* **Information supplied**:
━━━━

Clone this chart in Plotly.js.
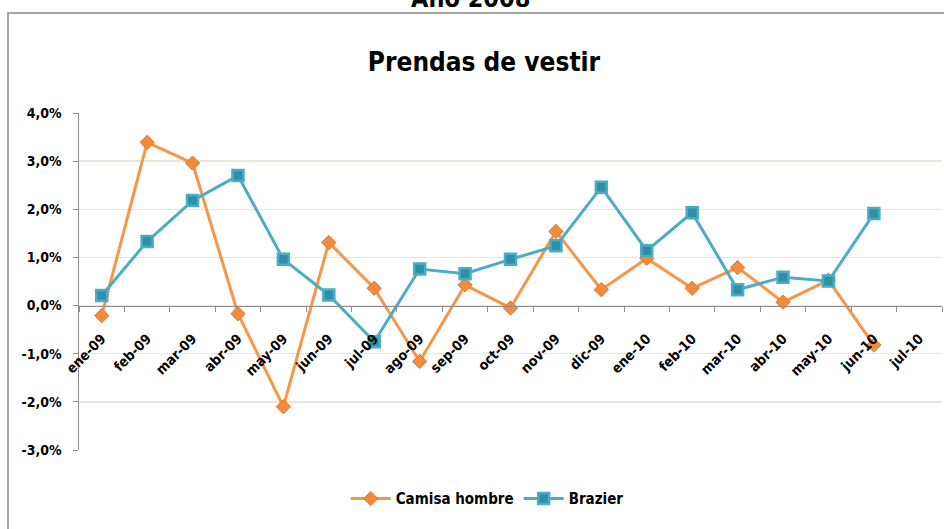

━━━━

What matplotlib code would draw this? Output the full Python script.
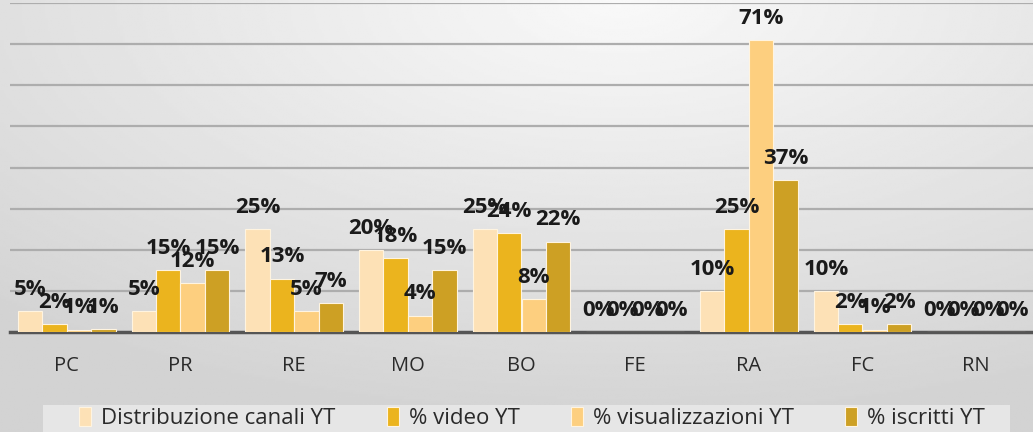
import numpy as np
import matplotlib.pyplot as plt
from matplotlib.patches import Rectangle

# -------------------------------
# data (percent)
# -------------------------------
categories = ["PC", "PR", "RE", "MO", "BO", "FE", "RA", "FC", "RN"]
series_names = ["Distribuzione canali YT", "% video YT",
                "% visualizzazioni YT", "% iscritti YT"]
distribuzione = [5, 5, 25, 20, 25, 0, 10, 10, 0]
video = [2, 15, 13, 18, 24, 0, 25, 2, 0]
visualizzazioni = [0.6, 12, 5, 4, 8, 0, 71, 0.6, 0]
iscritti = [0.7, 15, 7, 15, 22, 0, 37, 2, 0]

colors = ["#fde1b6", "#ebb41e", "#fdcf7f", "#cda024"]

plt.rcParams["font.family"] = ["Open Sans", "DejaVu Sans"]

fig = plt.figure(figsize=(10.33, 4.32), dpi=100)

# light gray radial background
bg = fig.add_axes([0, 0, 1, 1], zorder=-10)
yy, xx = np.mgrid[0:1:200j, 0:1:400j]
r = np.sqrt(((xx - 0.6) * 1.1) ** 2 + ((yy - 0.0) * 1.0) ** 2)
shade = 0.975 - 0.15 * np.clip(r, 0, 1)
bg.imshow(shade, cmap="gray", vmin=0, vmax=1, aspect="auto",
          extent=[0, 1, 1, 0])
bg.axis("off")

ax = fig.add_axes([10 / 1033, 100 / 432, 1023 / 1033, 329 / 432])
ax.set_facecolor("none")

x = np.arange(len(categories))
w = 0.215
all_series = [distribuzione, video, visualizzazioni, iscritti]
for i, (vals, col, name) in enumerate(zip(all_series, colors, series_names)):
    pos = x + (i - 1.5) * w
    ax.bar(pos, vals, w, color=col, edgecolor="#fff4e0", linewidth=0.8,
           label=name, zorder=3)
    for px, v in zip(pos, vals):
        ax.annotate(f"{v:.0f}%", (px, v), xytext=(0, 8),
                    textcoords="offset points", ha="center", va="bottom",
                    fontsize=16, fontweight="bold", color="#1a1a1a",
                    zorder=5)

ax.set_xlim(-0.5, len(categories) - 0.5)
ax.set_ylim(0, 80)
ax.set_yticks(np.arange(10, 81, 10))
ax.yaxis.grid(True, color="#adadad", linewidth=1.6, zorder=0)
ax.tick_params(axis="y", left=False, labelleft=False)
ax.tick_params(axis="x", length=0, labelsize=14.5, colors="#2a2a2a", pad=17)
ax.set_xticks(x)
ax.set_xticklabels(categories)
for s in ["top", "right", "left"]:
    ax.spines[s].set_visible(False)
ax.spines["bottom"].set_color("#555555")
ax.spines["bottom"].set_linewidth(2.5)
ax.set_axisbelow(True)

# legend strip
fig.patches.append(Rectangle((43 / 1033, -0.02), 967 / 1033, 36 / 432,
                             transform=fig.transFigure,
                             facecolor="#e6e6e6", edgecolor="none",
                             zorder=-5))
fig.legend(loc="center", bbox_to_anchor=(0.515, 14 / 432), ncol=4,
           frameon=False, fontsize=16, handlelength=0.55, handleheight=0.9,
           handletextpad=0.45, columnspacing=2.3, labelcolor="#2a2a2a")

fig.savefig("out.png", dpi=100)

━━━━

* **To do**:
Print out, exactly and with nothing added, the lines starting at the line holding "What matplotlib code" and ending at the line holding "fig = plt.figure(figsize=(10.33, 4.32), dpi=100)", minus any pictures.

* **Output for this exercise**:
What matplotlib code would draw this? Output the full Python script.
import numpy as np
import matplotlib.pyplot as plt
from matplotlib.patches import Rectangle

# -------------------------------
# data (percent)
# -------------------------------
categories = ["PC", "PR", "RE", "MO", "BO", "FE", "RA", "FC", "RN"]
series_names = ["Distribuzione canali YT", "% video YT",
                "% visualizzazioni YT", "% iscritti YT"]
distribuzione = [5, 5, 25, 20, 25, 0, 10, 10, 0]
video = [2, 15, 13, 18, 24, 0, 25, 2, 0]
visualizzazioni = [0.6, 12, 5, 4, 8, 0, 71, 0.6, 0]
iscritti = [0.7, 15, 7, 15, 22, 0, 37, 2, 0]

colors = ["#fde1b6", "#ebb41e", "#fdcf7f", "#cda024"]

plt.rcParams["font.family"] = ["Open Sans", "DejaVu Sans"]

fig = plt.figure(figsize=(10.33, 4.32), dpi=100)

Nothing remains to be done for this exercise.